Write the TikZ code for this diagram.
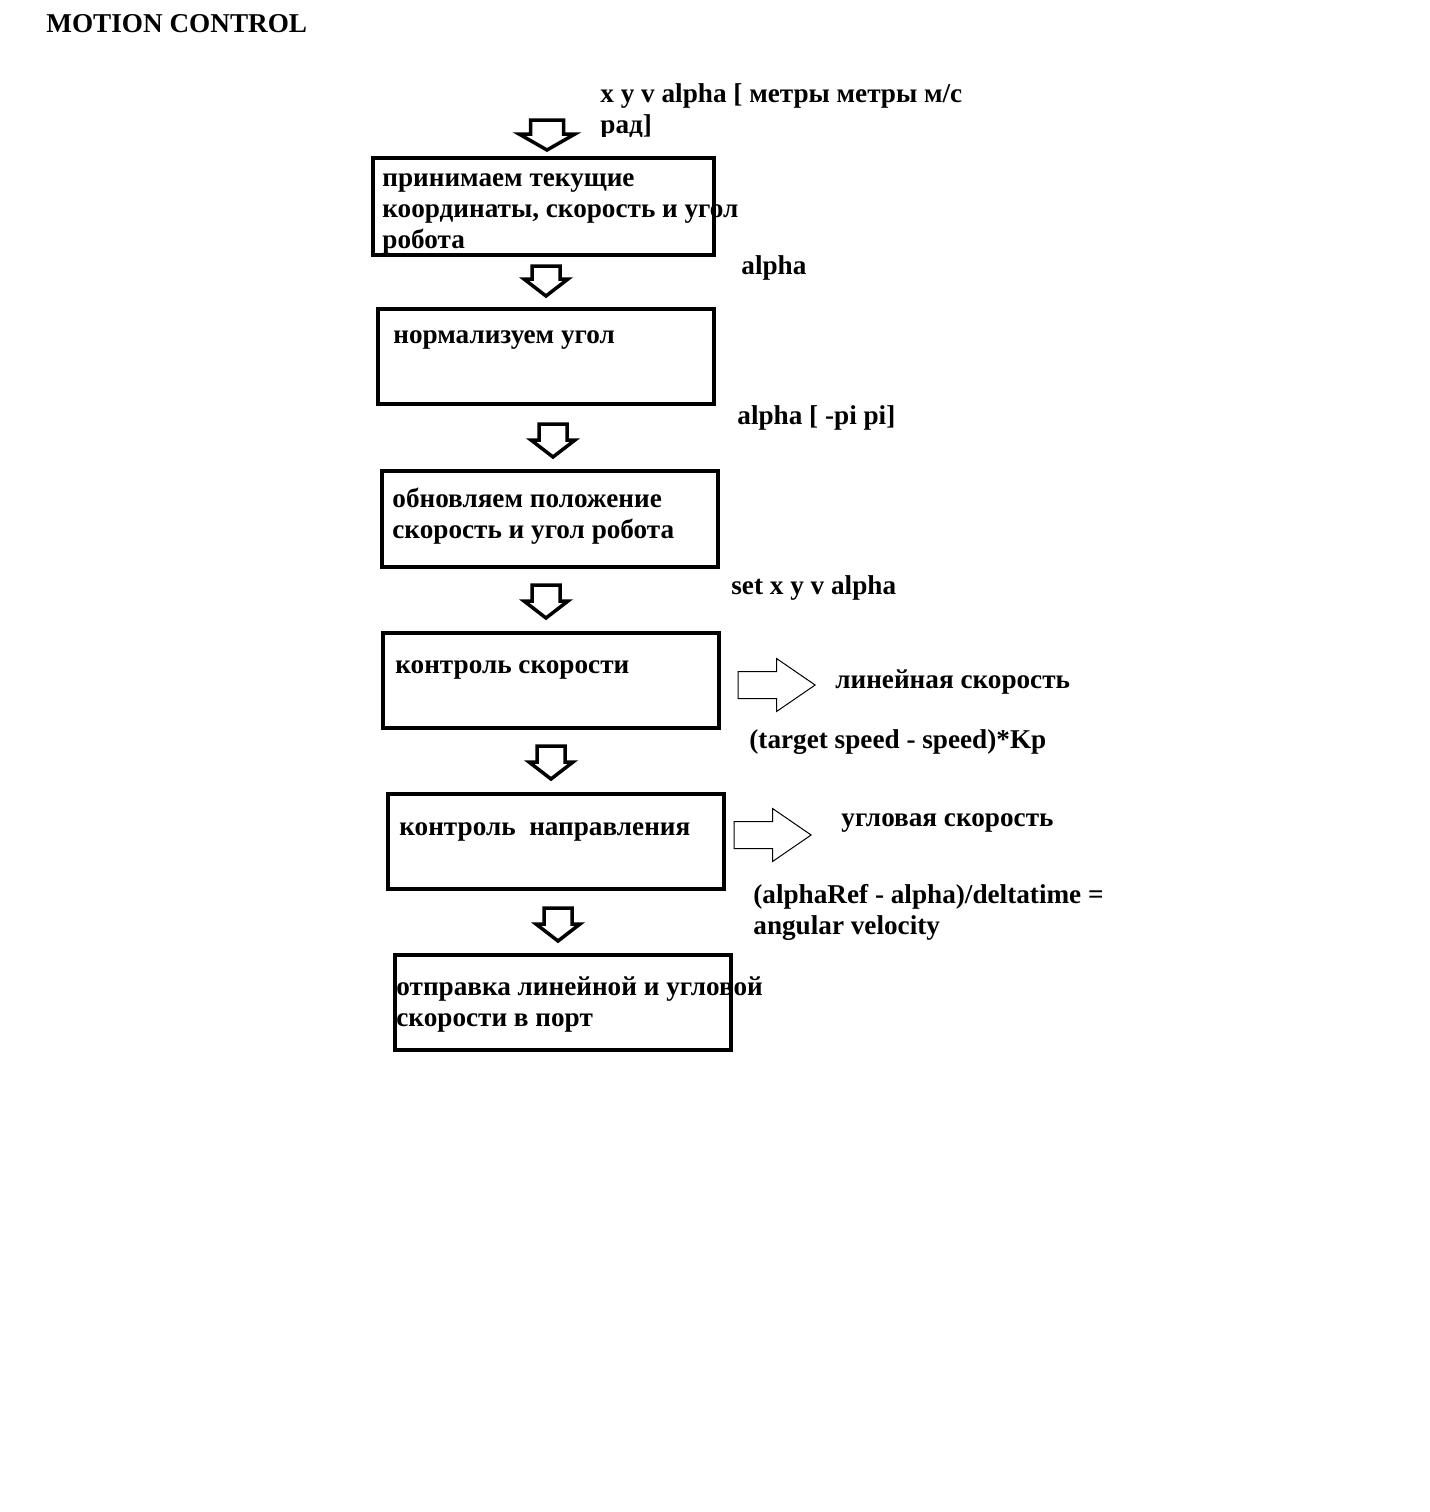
\documentclass[tikz,border=0pt]{standalone}
\usepackage{fontspec}
\setmainfont{Liberation Serif}
\usetikzlibrary{shapes.arrows}

\begin{document}
\begin{tikzpicture}[x=0.5pt, y=-0.5pt,
			stepbox/.style={rectangle, draw=black, line width=2pt, inner sep=0pt, minimum width=168pt, minimum height=47.5pt},
			txt/.style={anchor=base west, align=left, inner sep=0pt, font=\fontsize{13.6}{15.5}\selectfont\bfseries},
			pics/downblock/.style n args={4}{code={
				\draw[line width=1.75pt] (-#2,-#4) -- (#2,-#4) -- (#2,-#3) -- (#1,-#3) -- (0,0) -- (-#1,-#3) -- (-#2,-#3) -- cycle;
			}},
			rightarrow/.style={single arrow, draw=black, line width=0.5pt, anchor=tip, inner xsep=0pt, inner ysep=6.5pt, minimum height=38.5pt, single arrow head extend=6.5pt, single arrow tip angle=69},
			]
			\fill[white] (0,0) rectangle (1430,1512);
			%Nodes
				% title
				\node[txt]		(title)		at (46,32)		{MOTION CONTROL};
				% input (last line is cut at the bottom)
				\begin{scope}
					\clip (590,70) rectangle (1000,136);
					\node[txt]		(input)		at (600,133)		{x y v alpha [ метры метры м/с\\рад]};
				\end{scope}
				% boxes
				\node[stepbox, minimum width=170.5pt, minimum height=48.5pt]		(recv)		at (543.5,206.5)		{};
				\node[stepbox]		(norm)		at (546,356)		{};
				\node[stepbox, minimum height=48pt]		(update)		at (550,519)		{};
				\node[stepbox]		(speed)		at (551,680.5)		{};
				\node[stepbox]		(heading)		at (555.5,841)		{};
				\node[stepbox]		(send)		at (562.5,1002.5)		{};
				% box texts (base is the last line)
				\node[txt]		(recvtxt)		at (382,248)		{принимаем текущие\\координаты, скорость и угол\\робота};
				\node[txt]		(normtxt)		at (393,343)		{нормализуем угол};
				\node[txt]		(updatetxt)		at (392,538)		{обновляем положение\\скорость и угол робота};
				\node[txt]		(speedtxt)		at (395,673)		{контроль скорости};
				\node[txt]		(headingtxt)		at (399,835)		{контроль~ направления};
				\node[txt]		(sendtxt)		at (396,1026)		{отправка линейной и угловой\\скорости в порт};
				% side labels
				\node[txt]		(alpha1)		at (741,274)		{alpha};
				\node[txt]		(alpha2)		at (737,424)		{alpha [ -pi pi]};
				\node[txt]		(setxy)		at (731,594)		{set x y v alpha};
				\node[txt]		(linvel)		at (835,688)		{линейная скорость};
				\node[txt]		(linform)		at (749,748)		{(target speed - speed)*Kp};
				\node[txt]		(angvel)		at (841,826)		{угловая скорость};
				\node[txt]		(angform)		at (753,934)		{(alphaRef - alpha)/deltatime =\\angular velocity};

			%Arrows
				% down arrows between boxes (origin at the tip)
				\pic		(arr1)		at (547,150)		{downblock={28}{16.5}{16}{30}};
				\pic		(arr2)		at (546,296)		{downblock={22}{14}{17}{30}};
				\pic		(arr3)		at (553,457)		{downblock={22}{14}{17}{33}};
				\pic		(arr4)		at (546,618)		{downblock={22}{14}{17}{33}};
				\pic		(arr5)		at (551,779)		{downblock={22}{14}{17}{33}};
				\pic		(arr6)		at (558,941)		{downblock={22}{14}{17}{33}};
				% outputs
				\node[rightarrow]		(linarr)		at (816,685)		{};
				\node[rightarrow]		(angarr)		at (812,835)		{};
		\end{tikzpicture}
\end{document}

######

WORK TO DO: Leave out the pictures and reproduce the rest of the listing exactly.

EXERCISE RESPONSE:
Write the TikZ code for this diagram.
\documentclass[tikz,border=0pt]{standalone}
\usepackage{fontspec}
\setmainfont{Liberation Serif}
\usetikzlibrary{shapes.arrows}

\begin{document}
\begin{tikzpicture}[x=0.5pt, y=-0.5pt,
			stepbox/.style={rectangle, draw=black, line width=2pt, inner sep=0pt, minimum width=168pt, minimum height=47.5pt},
			txt/.style={anchor=base west, align=left, inner sep=0pt, font=\fontsize{13.6}{15.5}\selectfont\bfseries},
			pics/downblock/.style n args={4}{code={
				\draw[line width=1.75pt] (-#2,-#4) -- (#2,-#4) -- (#2,-#3) -- (#1,-#3) -- (0,0) -- (-#1,-#3) -- (-#2,-#3) -- cycle;
			}},
			rightarrow/.style={single arrow, draw=black, line width=0.5pt, anchor=tip, inner xsep=0pt, inner ysep=6.5pt, minimum height=38.5pt, single arrow head extend=6.5pt, single arrow tip angle=69},
			]
			\fill[white] (0,0) rectangle (1430,1512);
			%Nodes
				% title
				\node[txt]		(title)		at (46,32)		{MOTION CONTROL};
				% input (last line is cut at the bottom)
				\begin{scope}
					\clip (590,70) rectangle (1000,136);
					\node[txt]		(input)		at (600,133)		{x y v alpha [ метры метры м/с\\рад]};
				\end{scope}
				% boxes
				\node[stepbox, minimum width=170.5pt, minimum height=48.5pt]		(recv)		at (543.5,206.5)		{};
				\node[stepbox]		(norm)		at (546,356)		{};
				\node[stepbox, minimum height=48pt]		(update)		at (550,519)		{};
				\node[stepbox]		(speed)		at (551,680.5)		{};
				\node[stepbox]		(heading)		at (555.5,841)		{};
				\node[stepbox]		(send)		at (562.5,1002.5)		{};
				% box texts (base is the last line)
				\node[txt]		(recvtxt)		at (382,248)		{принимаем текущие\\координаты, скорость и угол\\робота};
				\node[txt]		(normtxt)		at (393,343)		{нормализуем угол};
				\node[txt]		(updatetxt)		at (392,538)		{обновляем положение\\скорость и угол робота};
				\node[txt]		(speedtxt)		at (395,673)		{контроль скорости};
				\node[txt]		(headingtxt)		at (399,835)		{контроль~ направления};
				\node[txt]		(sendtxt)		at (396,1026)		{отправка линейной и угловой\\скорости в порт};
				% side labels
				\node[txt]		(alpha1)		at (741,274)		{alpha};
				\node[txt]		(alpha2)		at (737,424)		{alpha [ -pi pi]};
				\node[txt]		(setxy)		at (731,594)		{set x y v alpha};
				\node[txt]		(linvel)		at (835,688)		{линейная скорость};
				\node[txt]		(linform)		at (749,748)		{(target speed - speed)*Kp};
				\node[txt]		(angvel)		at (841,826)		{угловая скорость};
				\node[txt]		(angform)		at (753,934)		{(alphaRef - alpha)/deltatime =\\angular velocity};

			%Arrows
				% down arrows between boxes (origin at the tip)
				\pic		(arr1)		at (547,150)		{downblock={28}{16.5}{16}{30}};
				\pic		(arr2)		at (546,296)		{downblock={22}{14}{17}{30}};
				\pic		(arr3)		at (553,457)		{downblock={22}{14}{17}{33}};
				\pic		(arr4)		at (546,618)		{downblock={22}{14}{17}{33}};
				\pic		(arr5)		at (551,779)		{downblock={22}{14}{17}{33}};
				\pic		(arr6)		at (558,941)		{downblock={22}{14}{17}{33}};
				% outputs
				\node[rightarrow]		(linarr)		at (816,685)		{};
				\node[rightarrow]		(angarr)		at (812,835)		{};
		\end{tikzpicture}
\end{document}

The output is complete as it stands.